▶ Stated exercise: Write out the data below exactly as given, without any of its pictures.

▶ Supplied material:
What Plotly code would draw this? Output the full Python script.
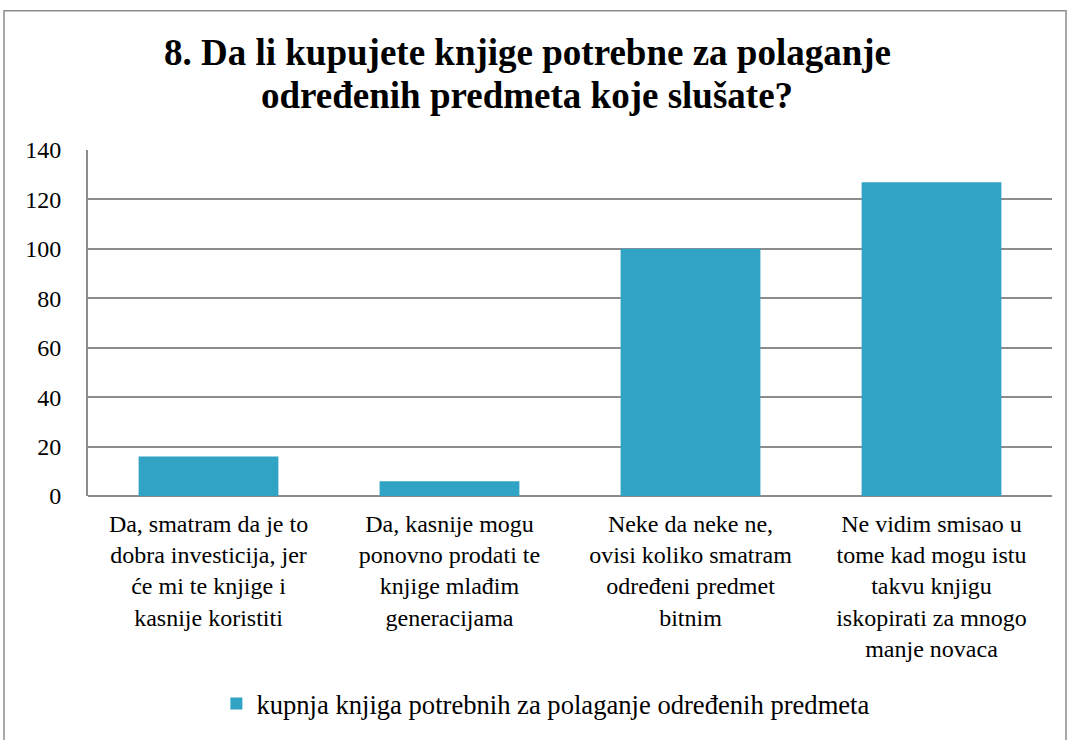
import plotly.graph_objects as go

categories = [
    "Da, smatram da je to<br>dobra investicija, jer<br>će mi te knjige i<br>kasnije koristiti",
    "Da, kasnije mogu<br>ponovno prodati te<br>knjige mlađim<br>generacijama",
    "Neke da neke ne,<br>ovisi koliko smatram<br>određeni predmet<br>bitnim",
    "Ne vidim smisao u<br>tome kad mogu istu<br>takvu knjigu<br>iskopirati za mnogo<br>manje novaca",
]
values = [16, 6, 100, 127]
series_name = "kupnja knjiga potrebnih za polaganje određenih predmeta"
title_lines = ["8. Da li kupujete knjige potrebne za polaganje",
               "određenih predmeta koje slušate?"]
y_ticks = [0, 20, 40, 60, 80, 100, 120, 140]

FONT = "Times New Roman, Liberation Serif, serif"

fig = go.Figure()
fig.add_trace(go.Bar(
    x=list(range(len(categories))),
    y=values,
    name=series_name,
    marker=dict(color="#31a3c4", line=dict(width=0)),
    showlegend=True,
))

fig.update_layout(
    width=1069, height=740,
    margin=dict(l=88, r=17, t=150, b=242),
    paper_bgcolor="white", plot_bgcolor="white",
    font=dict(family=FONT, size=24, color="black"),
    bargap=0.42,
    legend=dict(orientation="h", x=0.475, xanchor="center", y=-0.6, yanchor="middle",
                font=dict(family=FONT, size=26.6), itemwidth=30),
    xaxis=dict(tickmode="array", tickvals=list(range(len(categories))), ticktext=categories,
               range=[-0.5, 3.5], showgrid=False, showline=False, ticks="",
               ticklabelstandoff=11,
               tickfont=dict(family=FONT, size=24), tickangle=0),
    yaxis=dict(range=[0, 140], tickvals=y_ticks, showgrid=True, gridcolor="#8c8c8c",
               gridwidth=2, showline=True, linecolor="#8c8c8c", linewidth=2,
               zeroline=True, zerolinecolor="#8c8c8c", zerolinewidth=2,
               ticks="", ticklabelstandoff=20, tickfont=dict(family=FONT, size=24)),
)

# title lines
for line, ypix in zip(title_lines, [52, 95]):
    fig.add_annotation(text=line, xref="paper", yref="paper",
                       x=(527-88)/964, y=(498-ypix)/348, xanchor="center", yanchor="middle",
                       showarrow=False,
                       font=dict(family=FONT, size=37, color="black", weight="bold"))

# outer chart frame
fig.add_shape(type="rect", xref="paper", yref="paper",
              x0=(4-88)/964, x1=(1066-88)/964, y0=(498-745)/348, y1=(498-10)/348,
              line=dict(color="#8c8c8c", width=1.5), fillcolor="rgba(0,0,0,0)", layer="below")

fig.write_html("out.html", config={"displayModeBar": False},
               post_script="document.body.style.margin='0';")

▶ Solved problem:
What Plotly code would draw this? Output the full Python script.
import plotly.graph_objects as go

categories = [
    "Da, smatram da je to<br>dobra investicija, jer<br>će mi te knjige i<br>kasnije koristiti",
    "Da, kasnije mogu<br>ponovno prodati te<br>knjige mlađim<br>generacijama",
    "Neke da neke ne,<br>ovisi koliko smatram<br>određeni predmet<br>bitnim",
    "Ne vidim smisao u<br>tome kad mogu istu<br>takvu knjigu<br>iskopirati za mnogo<br>manje novaca",
]
values = [16, 6, 100, 127]
series_name = "kupnja knjiga potrebnih za polaganje određenih predmeta"
title_lines = ["8. Da li kupujete knjige potrebne za polaganje",
               "određenih predmeta koje slušate?"]
y_ticks = [0, 20, 40, 60, 80, 100, 120, 140]

FONT = "Times New Roman, Liberation Serif, serif"

fig = go.Figure()
fig.add_trace(go.Bar(
    x=list(range(len(categories))),
    y=values,
    name=series_name,
    marker=dict(color="#31a3c4", line=dict(width=0)),
    showlegend=True,
))

fig.update_layout(
    width=1069, height=740,
    margin=dict(l=88, r=17, t=150, b=242),
    paper_bgcolor="white", plot_bgcolor="white",
    font=dict(family=FONT, size=24, color="black"),
    bargap=0.42,
    legend=dict(orientation="h", x=0.475, xanchor="center", y=-0.6, yanchor="middle",
                font=dict(family=FONT, size=26.6), itemwidth=30),
    xaxis=dict(tickmode="array", tickvals=list(range(len(categories))), ticktext=categories,
               range=[-0.5, 3.5], showgrid=False, showline=False, ticks="",
               ticklabelstandoff=11,
               tickfont=dict(family=FONT, size=24), tickangle=0),
    yaxis=dict(range=[0, 140], tickvals=y_ticks, showgrid=True, gridcolor="#8c8c8c",
               gridwidth=2, showline=True, linecolor="#8c8c8c", linewidth=2,
               zeroline=True, zerolinecolor="#8c8c8c", zerolinewidth=2,
               ticks="", ticklabelstandoff=20, tickfont=dict(family=FONT, size=24)),
)

# title lines
for line, ypix in zip(title_lines, [52, 95]):
    fig.add_annotation(text=line, xref="paper", yref="paper",
                       x=(527-88)/964, y=(498-ypix)/348, xanchor="center", yanchor="middle",
                       showarrow=False,
                       font=dict(family=FONT, size=37, color="black", weight="bold"))

# outer chart frame
fig.add_shape(type="rect", xref="paper", yref="paper",
              x0=(4-88)/964, x1=(1066-88)/964, y0=(498-745)/348, y1=(498-10)/348,
              line=dict(color="#8c8c8c", width=1.5), fillcolor="rgba(0,0,0,0)", layer="below")

fig.write_html("out.html", config={"displayModeBar": False},
               post_script="document.body.style.margin='0';")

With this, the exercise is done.